Verizon reported an in-line second quarter where it harvested wireless profits, saw so-so FiOS customer additions and enterprise revenue remained stagnant. The upshot: Verizon is forging ahead with machine-to-machine connections, cloud services and vertical offerings to boost growth in the future.
The second quarter was a bit ho-hum for Verizon. As CNET's Roger Cheng noted, wireless contract additions are slowing for wireless carriers. Verizon reported second quarter earnings of $1.8 billion, or 64 cents a share, on revenue of $28.55 billion, up 3.7 percent from a year ago. The results were in line with Wall Street estimates and Verizon said it is on track for double-digit earnings growth.
Among the key figures:
Verizon added 1.2 million wireless customers including 880,000 retail postpaid.
Wireline consumer revenue was up 2.5 percent in the second quarter.
Verizon added 134,000 FiOS Internet and 120,000 FiOS video customers.
Fran Shammo, Verizon CFO, said on a conference call that the telecom giant was squeezing more efficiency out of the business and driving more revenue from customer accounts.
In other words, Verizon is harvesting profits from its strong 4G LTE coverage and investments in the FiOS network. The big question: What's next?

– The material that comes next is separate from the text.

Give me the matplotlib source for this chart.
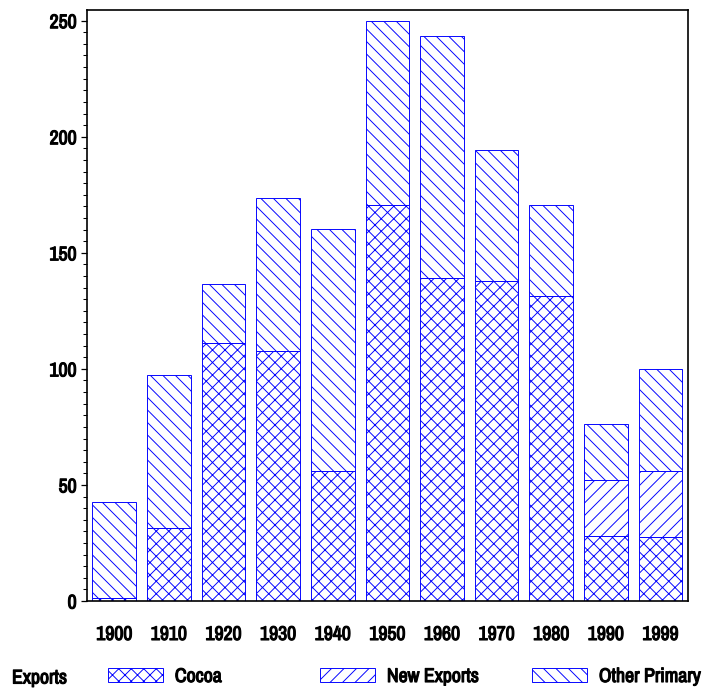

Verizon's bets go like this:
Cloud. Verizon's acquisitions of Terremark and Cloudswitch have bolstered the company's cloud and hosting capabilities. The problem is that Verizon is still retooling its enterprise business. Shammo said:
Enterprise and wholesale revenue continues to be impacted by secular and global economic challenges, particularly in Europe as well as by related foreign exchange movements. In addition, as we indicated last quarter, we are also making deliberate and specific moves to rationalize and simplify our enterprise solutions product portfolio.
Machine to machine connections. Verizon has plans to acquire Hughes Telematics. The goal here is to integrate telematics into Verizon's enterprise services and focus on automotive, transportation, health care and manufacturing. Shammo added:
I think the important thing here is we are really building our business around platforms, and if you look at what we've done, we are rated number one in the world on security. We have built our data center platform around our Terremark acquisition. And now we are going to build our machine to machine and applications platform around the Hughes Telematics and I think that brings a different paradigm to us going forward. I am very optimistic on the enterprise business.
Home automation. Bolstered by the Hughes purchase, Verizon is looking to automate homes and their operation.
These services are designed to leverage Verizon's wireless strength. It's unclear whether these new efforts can juice Verizon's growth rates. For now, Verizon seems content to harvest profits and drive more revenue from shared family data plans.
Ed note: A previous version of this article put net income at $4.28 billion. That figure includes Verizon's Vodafone interest. Net income in the second quarter attributed to Verizon was $1.8 billion. Story has been corrected above.